Storm-driven ocean swells have been driving a catastrophic disintegration of Antarctic ice shelves over recent decades. Photo / Nick Roden/Australian Antarctic Division
Storm-driven ocean swells have been driving a catastrophic disintegration of Antarctic ice shelves over recent decades, by delivering fatal blows to pre-existing fractures.
Reduced sea ice coverage since the late 1980s has led to increased exposure of ice shelves on the Antarctic Peninsula to ocean swells, causing them to flex and break.
New insights into the process, led by an international team including the University of Otago's Professor Vernon Squire, have been published today in the major scientific journal Nature.
"Sea ice acts as a protective buffer to ice shelves, by dampening destructive ocean swells before they reach the ice shelf edge," explained Dr Rob Massom, of the Australian Antarctic Division and the Antarctic Climate and Ecosystems Cooperative Research Centre.
"But where there is loss of sea ice, storm-generated ocean swells can easily reach the exposed ice shelf, causing the first few kilometres of its outer margin to flex."
Over time, this flexing enlarged pre-existing fractures, until long thin "sliver" icebergs broke away or calved from the shelf front.
"This is like the 'straw that broke the camel's back', triggering the runaway collapse of large areas of ice shelves weakened by pre-existing fracturing and decades of surface flooding."

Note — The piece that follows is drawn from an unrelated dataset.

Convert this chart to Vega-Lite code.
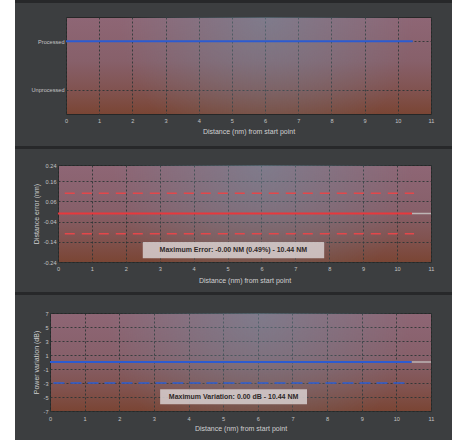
{
  "$schema": "https://vega.github.io/schema/vega-lite/v6.json",
  "background": "#3c3e40",
  "padding": 0,
  "spacing": 0,
  "config": {
    "font": "Liberation Sans",
    "axis": {
      "labelColor": "#c4c4c4",
      "labelFontSize": 5.6,
      "labelOverlap": false,
      "titleColor": "#d0d0d0",
      "titleFontSize": 7,
      "titleFontWeight": "normal",
      "ticks": false,
      "tickSize": 0,
      "domain": false,
      "grid": true,
      "gridColor": "#2c3535",
      "gridDash": [2, 2],
      "gridOpacity": 0.9,
      "gridWidth": 1,
      "labelPadding": 2
    }
  },
  "hconcat": [
    {"width": 15, "height": 440, "data": {"values": []}, "mark": "point", "view": {"fill": "#ffffff", "stroke": null}},
    {
      "spacing": 0,
      "vconcat": [
        {"width": 437, "height": 3, "data": {"values": []}, "mark": "point", "view": {"fill": "#27282a", "stroke": null}},
        {"width": 1, "height": 13, "data": {"values": []}, "mark": "point", "view": {"stroke": null}},
        {"spacing": 0, "hconcat": [
          {"width": 1, "height": 1, "data": {"values": []}, "mark": "point", "view": {"stroke": null}},
          {
            "width": 365, "height": 97,
            "view": {"stroke": "#262727", "fill": {"gradient": "linear", "x1": 0, "y1": 0, "x2": 0, "y2": 1, "stops": [{"offset": 0, "color": "#8e6675"}, {"offset": 0.45, "color": "#87606a"}, {"offset": 0.75, "color": "#815350"}, {"offset": 1, "color": "#7a4534"}]}},
            "layer": [
              {"data": {"values": [{}]},
               "mark": {"type": "rect", "fill": {"gradient": "radial", "x1": 0.55, "y1": 0.37, "r1": 0, "x2": 0.55, "y2": 0.37, "r2": 0.4, "stops": [{"offset": 0, "color": "rgba(115,140,158,0.55)"}, {"offset": 0.55, "color": "rgba(115,140,158,0.25)"}, {"offset": 1, "color": "rgba(115,140,158,0)"}]}},
               "encoding": {"x": {"value": 0}, "x2": {"value": "width"}, "y": {"value": 0}, "y2": {"value": "height"}}},
              {"data": {"values": [{"dist": 0, "status": 1}, {"dist": 10.45, "status": 1}]},
               "mark": {"type": "line", "color": "#2c5bd0", "strokeWidth": 2.2},
               "encoding": {
                 "x": {"field": "dist", "type": "quantitative", "scale": {"domain": [0, 11], "nice": false, "zero": false},
                       "axis": {"grid": true, "values": [0,1,2,3,4,5,6,7,8,9,10,11], "title": "Distance (nm) from start point", "labelFlush": false, "labelOverlap": false, "labelBaseline": "middle", "labelPadding": 6, "minExtent": 31, "maxExtent": 31, "titleY": 17.7, "titleBaseline": "middle"}},
                 "y": {"field": "status", "type": "quantitative", "scale": {"domain": [-0.5, 1.5], "nice": false, "zero": false},
                       "axis": {"grid": true, "values": [0, 1], "labelOverlap": false, "labelExpr": "datum.value == 1 ? 'Processed' : 'Unprocessed'", "title": null, "minExtent": 49, "maxExtent": 49}}
               }}
            ]
          }
        ]},
        {"width": 437, "height": 3, "data": {"values": []}, "mark": "point", "view": {"fill": "#27282a", "stroke": null}},
        {"width": 1, "height": 13, "data": {"values": []}, "mark": "point", "view": {"stroke": null}},
        {"spacing": 0, "hconcat": [
          {"width": 1, "height": 1, "data": {"values": []}, "mark": "point", "view": {"stroke": null}},
          {
            "width": 373, "height": 97,
            "view": {"stroke": "#262727", "fill": {"gradient": "linear", "x1": 0, "y1": 0, "x2": 0, "y2": 1, "stops": [{"offset": 0, "color": "#8e6675"}, {"offset": 0.45, "color": "#87606a"}, {"offset": 0.75, "color": "#815350"}, {"offset": 1, "color": "#7a4534"}]}},
            "data": {"values": [
              {"dist": 0, "val": 0, "s": "trace", "side": "t"},
              {"dist": 10.44, "val": 0, "s": "trace", "side": "t"},
              {"dist": 10.44, "val": 0, "s": "rest", "side": "r"},
              {"dist": 11, "val": 0, "s": "rest", "side": "r"},
              {"dist": 0.2, "val": 0.1, "s": "limit", "side": "upper"},
              {"dist": 10.5, "val": 0.1, "s": "limit", "side": "upper"},
              {"dist": 0.2, "val": -0.1, "s": "limit", "side": "lower"},
              {"dist": 10.5, "val": -0.1, "s": "limit", "side": "lower"},
              {"dist": 2.5, "dist2": 7.85, "val": -0.141, "val2": -0.222, "s": "box"},
              {"dist": 5.17, "val": -0.181, "s": "label", "label": "Maximum Error: -0.00 NM (0.49%) - 10.44 NM"}
            ]},
            "encoding": {
              "x": {"field": "dist", "type": "quantitative", "scale": {"domain": [0, 11], "nice": false, "zero": false},
                    "axis": {"grid": true, "values": [0,1,2,3,4,5,6,7,8,9,10,11], "title": "Distance (nm) from start point", "labelFlush": false, "labelOverlap": false, "labelBaseline": "middle", "labelPadding": 6, "minExtent": 29, "maxExtent": 29, "titleY": 18.3, "titleBaseline": "middle"}},
              "y": {"field": "val", "type": "quantitative", "scale": {"domain": [-0.24, 0.24], "nice": false, "zero": false},
                    "axis": {"grid": true, "values": [0.24, 0.16, 0.06, -0.04, -0.14, -0.24], "labelOverlap": false, "labelExpr": "replace(format(datum.value, '.2f'), '\u2212', '-')", "title": "Distance error (nm)", "minExtent": 41, "maxExtent": 41, "titleX": -22, "titleY": 48.5, "titleBaseline": "middle"}}
            },
            "layer": [
              {"data": {"values": [{}]},
               "mark": {"type": "rect", "fill": {"gradient": "radial", "x1": 0.55, "y1": 0.37, "r1": 0, "x2": 0.55, "y2": 0.37, "r2": 0.4, "stops": [{"offset": 0, "color": "rgba(115,140,158,0.55)"}, {"offset": 0.55, "color": "rgba(115,140,158,0.25)"}, {"offset": 1, "color": "rgba(115,140,158,0)"}]}},
               "encoding": {"x": {"value": 0}, "x2": {"value": "width"}, "y": {"value": 0}, "y2": {"value": "height"}}},
              {"transform": [{"filter": "datum.s === 'limit'"}],
               "mark": {"type": "line", "color": "#e4474a", "strokeWidth": 1.5, "strokeDash": [10, 7]},
               "encoding": {"detail": {"field": "side"}}},
              {"transform": [{"filter": "datum.s === 'rest'"}],
               "mark": {"type": "line", "color": "#bdb5b5", "strokeWidth": 1.5},
               "encoding": {}},
              {"transform": [{"filter": "datum.s === 'trace'"}],
               "mark": {"type": "line", "color": "#e8383c", "strokeWidth": 2},
               "encoding": {}},
              {"transform": [{"filter": "datum.s === 'box'"}],
               "mark": {"type": "rect", "fill": "#d8d0d0", "opacity": 0.85},
               "encoding": {"x2": {"field": "dist2"}, "y2": {"field": "val2"}}},
              {"transform": [{"filter": "datum.s === 'label'"}],
               "mark": {"type": "text", "font": "Liberation Sans", "fontSize": 7, "fontWeight": "bold", "color": "#2e2828", "align": "center", "baseline": "middle"},
               "encoding": {"text": {"field": "label"}}}
            ]
          }
        ]},
        {"width": 437, "height": 3, "data": {"values": []}, "mark": "point", "view": {"fill": "#27282a", "stroke": null}},
        {"width": 1, "height": 15, "data": {"values": []}, "mark": "point", "view": {"stroke": null}},
        {"spacing": 0, "hconcat": [
          {"width": 1, "height": 1, "data": {"values": []}, "mark": "point", "view": {"stroke": null}},
          {
            "width": 381, "height": 98,
            "view": {"stroke": "#262727", "fill": {"gradient": "linear", "x1": 0, "y1": 0, "x2": 0, "y2": 1, "stops": [{"offset": 0, "color": "#8e6675"}, {"offset": 0.45, "color": "#87606a"}, {"offset": 0.75, "color": "#815350"}, {"offset": 1, "color": "#7a4534"}]}},
            "data": {"values": [
              {"dist": 0, "val": 0, "s": "trace", "side": "t"},
              {"dist": 10.44, "val": 0, "s": "trace", "side": "t"},
              {"dist": 10.44, "val": 0, "s": "rest", "side": "r"},
              {"dist": 11, "val": 0, "s": "rest", "side": "r"},
              {"dist": 0.1, "val": -3, "s": "limit", "side": "lower"},
              {"dist": 10.28, "val": -3, "s": "limit", "side": "lower"},
              {"dist": 3.18, "dist2": 7.42, "val": -3.9, "val2": -6.04, "s": "box"},
              {"dist": 5.3, "val": -4.97, "s": "label", "label": "Maximum Variation: 0.00 dB - 10.44 NM"}
            ]},
            "encoding": {
              "x": {"field": "dist", "type": "quantitative", "scale": {"domain": [0, 11], "nice": false, "zero": false},
                    "axis": {"grid": true, "values": [0,1,2,3,4,5,6,7,8,9,10,11], "title": "Distance (nm) from start point", "labelFlush": false, "labelOverlap": false, "labelBaseline": "middle", "labelPadding": 7.2, "minExtent": 31, "maxExtent": 31, "titleY": 17.2, "titleBaseline": "middle"}},
              "y": {"field": "val", "type": "quantitative", "scale": {"domain": [-7, 7], "nice": false, "zero": false},
                    "axis": {"grid": true, "values": [7, 5, 3, 1, -1, -3, -5, -7], "labelOverlap": false, "labelExpr": "replace(format(datum.value, 'd'), '\u2212', '-')", "title": "Power variation (dB)", "minExtent": 33, "maxExtent": 33, "titleX": -14, "titleY": 49, "titleBaseline": "middle"}}
            },
            "layer": [
              {"data": {"values": [{}]},
               "mark": {"type": "rect", "fill": {"gradient": "radial", "x1": 0.55, "y1": 0.37, "r1": 0, "x2": 0.55, "y2": 0.37, "r2": 0.4, "stops": [{"offset": 0, "color": "rgba(115,140,158,0.55)"}, {"offset": 0.55, "color": "rgba(115,140,158,0.25)"}, {"offset": 1, "color": "rgba(115,140,158,0)"}]}},
               "encoding": {"x": {"value": 0}, "x2": {"value": "width"}, "y": {"value": 0}, "y2": {"value": "height"}}},
              {"transform": [{"filter": "datum.s === 'limit'"}],
               "mark": {"type": "line", "color": "#2f5fd2", "strokeWidth": 1.6, "strokeDash": [11, 6]},
               "encoding": {"detail": {"field": "side"}}},
              {"transform": [{"filter": "datum.s === 'rest'"}],
               "mark": {"type": "line", "color": "#bdb5b5", "strokeWidth": 1.5},
               "encoding": {}},
              {"transform": [{"filter": "datum.s === 'trace'"}],
               "mark": {"type": "line", "color": "#2c5bd0", "strokeWidth": 2},
               "encoding": {}},
              {"transform": [{"filter": "datum.s === 'box'"}],
               "mark": {"type": "rect", "fill": "#d8d0d0", "opacity": 0.85},
               "encoding": {"x2": {"field": "dist2"}, "y2": {"field": "val2"}}},
              {"transform": [{"filter": "datum.s === 'label'"}],
               "mark": {"type": "text", "font": "Liberation Sans", "fontSize": 7, "fontWeight": "bold", "color": "#2e2828", "align": "center", "baseline": "middle"},
               "encoding": {"text": {"field": "label"}}}
            ]
          }
        ]}
      ]
    }
  ]
}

Study co-author Dr Luke Bennetts, from the University of Adelaide's School of Mathematical Sciences, said the finding highlights the need for sea ice and ocean waves to be included in ice sheet modelling.
This would allow scientists to more accurately forecast the fate of the remaining ice shelves and better predict the contribution of Antarctica's ice sheet to sea level rise, as climate changes.
"The contribution of the Antarctic Ice Sheet is currently the greatest source of uncertainty in projections of global mean sea level rise," Bennetts said.
"Ice shelves fringe about three quarters of the Antarctic coast and they play a crucially important role in moderating sea level rise by buttressing and slowing the movement of glacial ice from the interior of the continent to the ocean."
"While ice shelf disintegration doesn't directly raise sea level because they are already floating, the resulting acceleration of the tributary glaciers behind the ice shelf, into the Southern Ocean, does."
Study co-author, Dr Phil Reid, from the Australian Bureau of Meteorology, said the research identified a previously under-appreciated link between sea ice loss and ice shelf stability.
"Our study underlines the importance of understanding the mechanisms driving these sea ice trends, particularly in regions where sea ice acts as a protective buffer against ocean processes."
The discovery comes after the international research team, from Australia, the United States and New Zealand, combined satellite images and surface and ocean wave data with modelling, to analyse five major ice shelf disintegrations, between 1995 and 2009.
These included the abrupt and rapid losses of 1600sq km of ice from the Larsen A Ice Shelf in 1995, 3320sq km from the Larsen B Ice Shelf in 2002, and 1450sq km from the Wilkins Ice Shelf in 2009.
Each disintegration event occurred during periods when sea ice was significantly reduced or absent, and when ocean waves were large.
In only a matter of days, the collapse of the Larsen B Ice Shelf in 2002 removed an area of ice shelf that had been in place for the previous 11,500 years.
Removal of the ice shelf buttressing effect also caused a three to eight-fold increase in the discharge of glacial ice, behind the shelf, into the ocean, in the year following disintegration.
Also published today were new findings showing ice losses from Antarctica had increased sea levels by almost 8mm since 1992, with two-fifths of this rise coming in the past five years alone.